Sanya Kongma, l’assistant du chef du village de Ban Nam Khem, a déclaré que le développement avait beaucoup progressé et que la qualité de vie dans le village était bonne par rapport à il y a 20 ans.
Mais les souvenirs obsédants et le traumatisme de ce qu’ils ont vécu sont bien présents et la peur n’est jamais loin, a-t-il ajouté.
«Même maintenant… si le gouvernement annonce à la télévision ou ailleurs qu’il y a un tremblement de terre à Sumatra, tout le monde sera effrayé», a-t-il indiqué.

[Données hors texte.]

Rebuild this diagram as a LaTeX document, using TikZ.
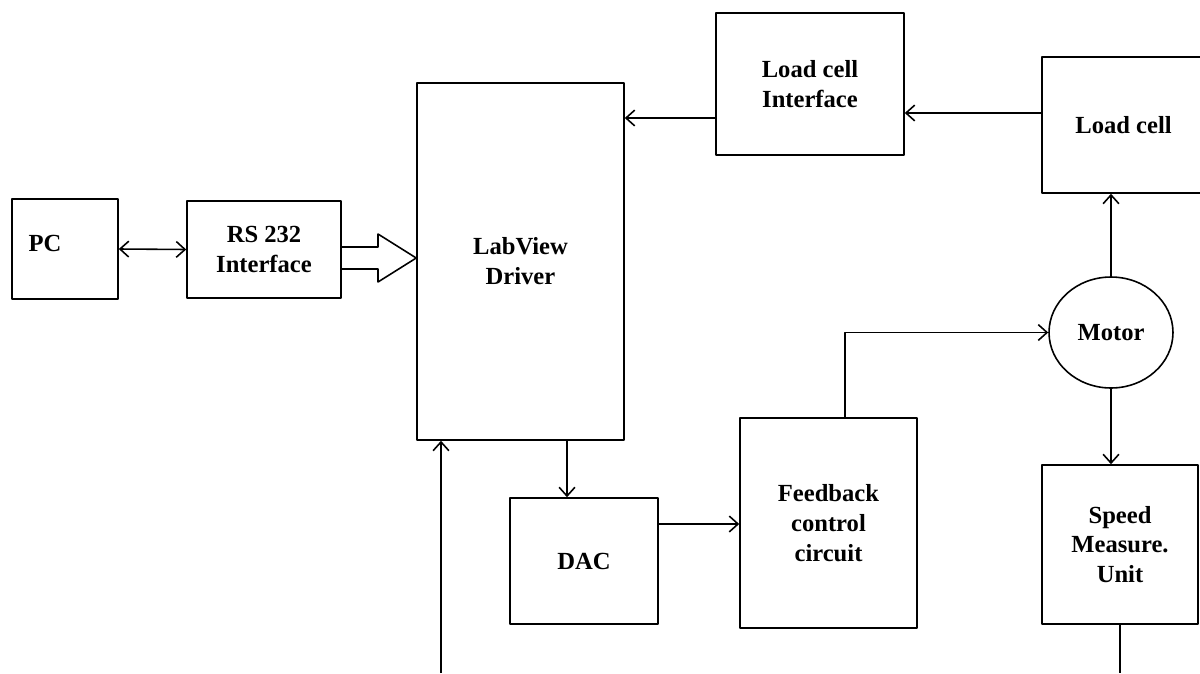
\documentclass[tikz,border=0pt]{standalone}
\usepackage{fontspec}
\setmainfont{Liberation Serif}
\usetikzlibrary{arrows.meta,shapes.geometric}
\begin{document}
\begin{tikzpicture}[x=0.02cm,y=-0.02cm,>={Straight Barb[length=5pt,width=9pt]},line join=round,
  every node/.style={font=\fontsize{14}{17}\selectfont\bfseries,align=center},
  block/.style={draw,line width=0.9pt,inner sep=0pt},
  link/.style={line width=0.9pt}]
  \useasboundingbox (0,0) rectangle (1200,673);

  % blocks
  \node[block,minimum width=2.12cm,minimum height=2.0cm,
    label={[xshift=-0.4cm,yshift=0.12cm]center:PC}] (pc) at (65,249) {};
  \node[block,minimum width=3.08cm,minimum height=1.94cm] (rs) at (264,249.5) {RS 232\\Interface};
  \node[block,minimum width=4.14cm,minimum height=7.14cm] (lab) at (520.5,261.5) {LabView\\Driver};
  \node[block,minimum width=3.76cm,minimum height=2.84cm] (lci) at (810,84) {Load cell\\Interface};
  \node[block,minimum width=3.26cm,minimum height=2.72cm] (lc) at (1123.5,125) {Load cell};
  \node[block,ellipse,minimum width=2.48cm,minimum height=2.22cm] (motor) at (1111,332.5) {Motor};
  \node[block,minimum width=3.12cm,minimum height=3.18cm] (sp) at (1120,544.5) {Speed\\Measure.\\Unit};
  \node[block,minimum width=3.54cm,minimum height=4.2cm] (fb) at (828.5,523) {Feedback\\control\\circuit};
  \node[block,minimum width=2.96cm,minimum height=2.52cm] (dac) at (584,561) {DAC};

  \coordinate (spout) at (1120,673);
  \coordinate (labin) at (441,673);

  % connectors
  \draw[link,<->] (pc.east) -- (rs.west);
  \draw[link] (rs.east |- 0,247) -- (378,247) -- (378,234) -- (lab.west |- 0,258)
    -- (378,282) -- (378,269) -- (rs.east |- 0,269);
  \draw[link,->] (lc.west |- 0,113) -- (lci.east |- 0,113);
  \draw[link,->] (lci.west |- 0,118) -- (lab.east |- 0,118);
  \draw[link,->] (motor.north) -- (motor.north |- lc.south);
  \draw[link,->] (motor.south) -- (motor.south |- sp.north);
  \draw[link] (sp.south) -- (spout);
  \draw[link,->] ([xshift=0.33cm]fb.north) |- (motor.west);
  \draw[link,->] (lab.south -| 567,0) -- (dac.north -| 567,0);
  \draw[link,->] (dac.east |- 0,524) -- (fb.west |- 0,524);
  \draw[link,->] (labin) -- (labin |- lab.south);
\end{tikzpicture}
\end{document}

Environ une fois par an, une sirène retentit lors d’un exercice d’évacuation en cas de tsunami. Mais ce qui est censé rassurer les habitants sur leur sécurité peut faire revivre leur douleur à certains survivants.
Somneuk Chuaykerd a perdu l’un de ses jeunes fils dans le tsunami alors qu’elle pêchait en mer avec son mari.

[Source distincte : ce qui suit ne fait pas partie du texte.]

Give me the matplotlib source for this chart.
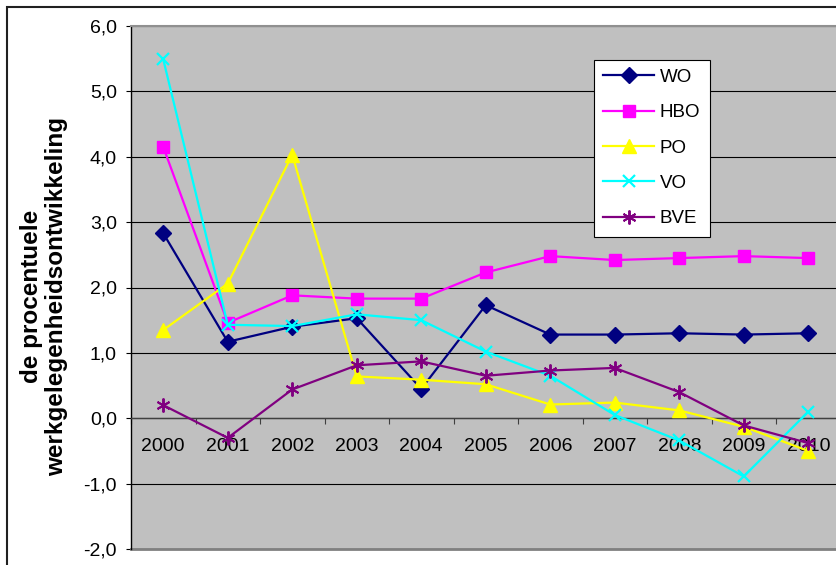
import matplotlib
matplotlib.use("Agg")
import matplotlib.pyplot as plt
from matplotlib.patches import Rectangle

plt.rcParams['font.family'] = ['Liberation Sans', 'DejaVu Sans']

years = ["2000", "2001", "2002", "2003", "2004", "2005", "2006", "2007", "2008", "2009", "2010"]
wo = [2.83, 1.17, 1.40, 1.53, 0.45, 1.73, 1.28, 1.28, 1.30, 1.28, 1.30]
hbo = [4.15, 1.46, 1.88, 1.83, 1.83, 2.23, 2.48, 2.42, 2.45, 2.48, 2.45]
po = [1.35, 2.06, 4.03, 0.64, 0.59, 0.52, 0.21, 0.24, 0.12, -0.13, -0.50]
vo = [5.49, 1.43, 1.41, 1.59, 1.50, 1.02, 0.65, 0.05, -0.34, -0.89, 0.10]
bve = [0.20, -0.30, 0.44, 0.81, 0.87, 0.65, 0.73, 0.77, 0.40, -0.11, -0.38]
ytick_vals = [-2, -1, 0, 1, 2, 3, 4, 5, 6]
ytick_labels = ["-2,0", "-1,0", "0,0", "1,0", "2,0", "3,0", "4,0", "5,0", "6,0"]
series_names = ["WO", "HBO", "PO", "VO", "BVE"]
ylabel = "de procentuele\nwerkgelegenheidsontwikkeling"

W, H = 836, 565
fig = plt.figure(figsize=(W / 100, H / 100), dpi=100)
fig.patch.set_facecolor('white')

left, right, top, bottom = 131, 840.5, 26, 549
ax = fig.add_axes([left / W, 1 - bottom / H, (right - left) / W, (bottom - top) / H])
ax.set_facecolor('#C0C0C0')

x = list(range(len(years)))
lw = 1.6
ax.plot(x, wo, color='#000080', lw=lw, marker='D', ms=8, mfc='#000080', mec='#000080', label=series_names[0], zorder=3)
ax.plot(x, hbo, color='#FF00FF', lw=lw, marker='s', ms=8.5, mfc='#FF00FF', mec='#FF00FF', label=series_names[1], zorder=3)
ax.plot(x, po, color='#FFFF00', lw=lw, marker='^', ms=9.5, mfc='#FFFF00', mec='#FFFF00', label=series_names[2], zorder=3)
ax.plot(x, vo, color='#00FFFF', lw=lw, marker='x', ms=9, mew=1.6, mec='#00FFFF', label=series_names[3], zorder=3)
ax.plot(x, bve, color='#800080', lw=lw, marker=(6, 2, 0), ms=10, mew=1.4, mec='#800080', label=series_names[4], zorder=3)

ax.set_xlim(-0.5, len(years) - 0.5)
ax.set_ylim(-2, 6)

# y axis
ax.set_yticks(ytick_vals)
ax.set_yticklabels(ytick_labels)
ax.tick_params(axis='y', direction='out', length=3.6, width=0.8, pad=6.5, labelsize=14, colors='black')
ax.yaxis.grid(True, color='black', lw=0.8)
ax.set_axisbelow(True)

# x axis at zero
ax.spines['bottom'].set_position(('data', 0))
ax.spines['bottom'].set_color('#404040')
ax.spines['bottom'].set_linewidth(1.0)
ax.spines['left'].set_color('black')
ax.spines['left'].set_linewidth(1.0)
ax.spines['top'].set_color('#909090')
ax.spines['top'].set_linewidth(1.5)
ax.spines['right'].set_visible(False)
ax.axhline(-2, color='#808080', lw=2.0, clip_on=False, zorder=1)

ax.set_xticks([i - 0.5 for i in range(len(years) + 1)])
ax.set_xticklabels([])
ax.set_xticks(x, minor=True)
ax.set_xticklabels(years, minor=True)
ax.tick_params(axis='x', which='major', direction='out', length=4.5, width=0.8, color='#404040')
ax.tick_params(axis='x', which='minor', length=0, pad=14, labelsize=14)

fig.text(44 / W, 1 - 296 / H, ylabel, rotation=90, ha='center', va='center',
         fontsize=17.5, fontweight='bold', linespacing=1.15)

leg = fig.legend(loc='upper left', bbox_to_anchor=(594 / W, 1 - 59.5 / H),
                 bbox_transform=fig.transFigure, fontsize=13.5, frameon=True,
                 fancybox=False, edgecolor='black', framealpha=1,
                 handlelength=2.7, handletextpad=0.3, borderpad=0.5,
                 labelspacing=0.97, borderaxespad=0)
leg.get_frame().set_linewidth(0.8)

# outer chart border
fig.patches.append(Rectangle((7 / W, -1), 2, 2 - 7 / H, transform=fig.transFigure,
                             fill=False, edgecolor='#202020', lw=1.5))

fig.savefig('out.png', dpi=100)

Cette femme de 50 ans vit toujours au même endroit, la mer juste à côté de chez elle. Lors des exercices d’évacuation, elle a appris à garder un sac fourre-tout d’urgence avec tous les documents importants. Le sac se trouve dans sa chambre, avec une photo du petit garçon qu’elle a perdu.
Mais la sirène la glace à chaque fois et fait battre son cœur plus vite. «Je ne sais pas quoi faire. Je ne sais pas quoi prendre», dit-elle. «C’est tellement effrayant.» Mais elle a fait la paix avec la tragédie et n'a pas l'intention de déménager.
«Je vis au bord de la mer. C'est ma vie. Je n'ai nulle part où aller», a-t-elle dit.
Quant à Nuengduangjai, pendant des années après le tsunami, chaque fois qu'elle regardait la mer, elle avait une crise de panique. Le rugissement des vagues la hantait dans son sommeil.
Elle a choisi de rentrer chez elle après l'université et de gagner sa vie juste à côté de la mer. Elle est fière de son bar et de son restaurant.
«J'ai toujours peur, mais je dois vivre avec ça, car c'est chez moi», a-t-elle confié. «Certaines personnes sont parties, mais pas moi. Je suis toujours là.»